Un lavoratore infartuato su 4 abbandona il lavoro, volontariamente o meno, entro 12 mesi dal rientro in azienda. Recenti studi hanno dimostrato che, negli ultimi anni, l’età media delle persone colpite da infarto si sta via via abbassando: in base ad uno studio condotto su circa 4.000 pazienti dalla Cleveland Clinic, pubblicato sulla rivista New England Medicine, l’età media si è abbassata dai 64 ai 60 anni, con una casistica sempre più ampia al di sotto dei 50 anni.
Di certo sono molte le possibili conseguenze di questo cambiamento sulla vita degli individui. Basti pensare che nel nostro Paese muoiono decine di migliaia di persone ogni anno proprio per infarto miocardico acuto. Gli infarti, fortunatamente, non sono però sempre letali: è stato dimostrato che la mortalità degli attacchi cardiaci acuti nel primo mese è compresa tra il 30 e il 50%. Il fatto che l’età media degli infarti stia scendendo porta, tra le altre cose, anche ad un progressivo aumento degli infarti in età lavorativa.
«Un infarto segna profondamente la vita di un individuo, anche dal punto di vista professionale» spiega Carola Adami, fondatrice e Ceo della società di ricerca e selezione del personale di Milano Adami & Associati, aggiungendo che «in molti casi gli infartuati hanno delle concrete difficoltà a proseguire normalmente la propria carriera lavorativa.
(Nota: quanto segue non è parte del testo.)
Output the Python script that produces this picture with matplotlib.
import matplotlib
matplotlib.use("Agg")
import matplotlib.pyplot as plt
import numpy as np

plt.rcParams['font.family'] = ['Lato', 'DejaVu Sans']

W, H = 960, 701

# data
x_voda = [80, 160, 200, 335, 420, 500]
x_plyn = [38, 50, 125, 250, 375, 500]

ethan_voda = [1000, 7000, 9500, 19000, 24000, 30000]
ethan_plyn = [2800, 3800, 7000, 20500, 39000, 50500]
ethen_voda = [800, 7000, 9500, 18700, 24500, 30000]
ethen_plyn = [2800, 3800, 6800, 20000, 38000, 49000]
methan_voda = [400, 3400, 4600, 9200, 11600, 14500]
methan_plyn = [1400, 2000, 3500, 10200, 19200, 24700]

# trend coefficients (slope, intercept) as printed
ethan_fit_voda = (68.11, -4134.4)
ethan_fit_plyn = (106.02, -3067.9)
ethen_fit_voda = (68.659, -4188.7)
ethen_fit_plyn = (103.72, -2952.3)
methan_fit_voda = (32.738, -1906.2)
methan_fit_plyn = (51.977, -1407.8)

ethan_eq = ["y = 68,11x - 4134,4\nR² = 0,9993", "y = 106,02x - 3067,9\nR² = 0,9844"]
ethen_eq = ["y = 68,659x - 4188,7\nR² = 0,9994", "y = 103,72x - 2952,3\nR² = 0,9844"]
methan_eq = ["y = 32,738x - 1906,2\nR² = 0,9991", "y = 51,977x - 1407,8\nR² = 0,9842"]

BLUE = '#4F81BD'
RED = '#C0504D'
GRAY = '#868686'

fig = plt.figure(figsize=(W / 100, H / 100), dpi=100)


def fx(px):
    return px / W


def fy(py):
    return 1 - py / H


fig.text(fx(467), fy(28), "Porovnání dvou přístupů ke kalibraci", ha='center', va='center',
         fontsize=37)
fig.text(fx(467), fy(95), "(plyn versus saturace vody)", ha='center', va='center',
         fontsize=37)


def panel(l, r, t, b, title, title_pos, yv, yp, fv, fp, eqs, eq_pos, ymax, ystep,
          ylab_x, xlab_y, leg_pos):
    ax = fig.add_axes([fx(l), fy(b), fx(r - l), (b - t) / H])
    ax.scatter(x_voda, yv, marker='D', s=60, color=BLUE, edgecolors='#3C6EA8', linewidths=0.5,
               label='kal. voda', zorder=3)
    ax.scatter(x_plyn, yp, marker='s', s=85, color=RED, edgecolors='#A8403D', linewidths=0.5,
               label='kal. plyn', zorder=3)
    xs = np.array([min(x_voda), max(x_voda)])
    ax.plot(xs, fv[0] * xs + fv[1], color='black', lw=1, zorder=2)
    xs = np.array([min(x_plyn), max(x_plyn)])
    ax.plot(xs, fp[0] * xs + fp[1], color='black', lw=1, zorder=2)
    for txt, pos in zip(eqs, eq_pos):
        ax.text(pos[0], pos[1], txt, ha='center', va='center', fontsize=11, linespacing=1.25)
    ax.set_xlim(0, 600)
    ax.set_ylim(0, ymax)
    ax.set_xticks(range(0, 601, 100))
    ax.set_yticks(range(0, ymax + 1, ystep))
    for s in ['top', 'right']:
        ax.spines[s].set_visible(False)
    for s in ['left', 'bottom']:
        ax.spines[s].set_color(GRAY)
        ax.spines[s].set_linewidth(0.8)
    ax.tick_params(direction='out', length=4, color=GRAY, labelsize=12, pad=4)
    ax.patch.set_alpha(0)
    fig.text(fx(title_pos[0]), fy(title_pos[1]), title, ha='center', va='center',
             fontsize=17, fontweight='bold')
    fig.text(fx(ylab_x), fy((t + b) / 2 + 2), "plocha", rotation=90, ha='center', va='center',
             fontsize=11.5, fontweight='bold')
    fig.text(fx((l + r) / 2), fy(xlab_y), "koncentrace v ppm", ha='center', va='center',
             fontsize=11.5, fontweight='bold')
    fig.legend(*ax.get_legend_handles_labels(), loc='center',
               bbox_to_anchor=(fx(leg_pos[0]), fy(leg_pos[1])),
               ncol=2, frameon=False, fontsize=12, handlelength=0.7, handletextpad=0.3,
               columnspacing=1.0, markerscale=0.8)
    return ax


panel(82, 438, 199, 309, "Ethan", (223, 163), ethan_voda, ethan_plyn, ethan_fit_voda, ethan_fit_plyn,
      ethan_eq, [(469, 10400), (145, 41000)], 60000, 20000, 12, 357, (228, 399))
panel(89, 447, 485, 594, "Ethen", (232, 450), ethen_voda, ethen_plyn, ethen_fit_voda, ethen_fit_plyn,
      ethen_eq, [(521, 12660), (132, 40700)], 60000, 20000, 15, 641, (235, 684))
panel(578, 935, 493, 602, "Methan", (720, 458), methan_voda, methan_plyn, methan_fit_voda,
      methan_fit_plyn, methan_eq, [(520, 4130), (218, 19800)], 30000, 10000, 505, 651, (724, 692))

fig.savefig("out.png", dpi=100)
Non è infatti raro incontrare persone che, ad un anno o due dall’infarto, sono state costrette a cambiare totalmente lavoro o, nel peggiore dei casi, a ritirarsi completamente».
E le parole dell’head hunter sono confermate da uno studio danese: stando ad un’indagine pubblicata su JACC e condotta da Laerke Smedegaard, della Herlev & Gentofte University di Hellerup su 22.394 infartuati, il 24% di essi finisce per abbandonare del tutto il lavoro entro il primo anno della ripresa lavorativa.
Un dato allarmante, soprattutto perché raccolto in uno dei dei migliori esempi di welfare state a livello internazionale. Pur non potendo contare su studi simili nel nostro Paese, infatti, sembra difficile poter fare di meglio. Va infatti sottolineato che di norma gli studi sul rientro lavorativo degli infartuati si fermano ad esaminare la percentuale dei lavoratori i quali , dopo essere stati vittime di un infarto, rientravano regolarmente a lavoro. In questo caso, però, si è voluto allungare lo sguardo, osservando cosa succede nei primi 12 mesi dal rientro, ed è qui che esce il dato allarmante: 1 lavoratore infartuato su 4 abbandona il lavoro, volontariamente o meno.
Come ha sottolineato l’autore della ricerca Smedegaard, «il fatto di riuscire a mantenere il proprio posto di lavoro dopo un infarto è un fattore importante per la qualità di vita, per l’autostima e per la stabilità economica dell’infartuato».
Data l’ampiezza di questo fenomeno, in effetti, questa disoccupazione di ritorno andrebbe studiata maggiormente, andando ad analizzare nel dettaglio quali sono i motivi precisi che spingono queste persone ad allontanarsi dal proprio lavoro precedente e, in certi casi, ad allontanarsi dall’intero mercato del lavoro.
«Di certo questi dati devono farci riflettere: se ormai da anni si parla dell’accumulo di stress tipico di certe professioni come ulteriore fattore di rischio di infarto, ora dobbiamo iniziare a pensare non solo alle cause, ma anche agli effetti che un infarto può avere sulla vita professionale di una persona» ha sottolineato Carola Adami.
Non a caso lo stesso Smedegaard ha affermato che «la riabilitazione cardiaca successiva ad un infarto dovrebbe puntare anche ad aiutare i pazienti a mantenere le proprie capacità lavorative a lungo termine».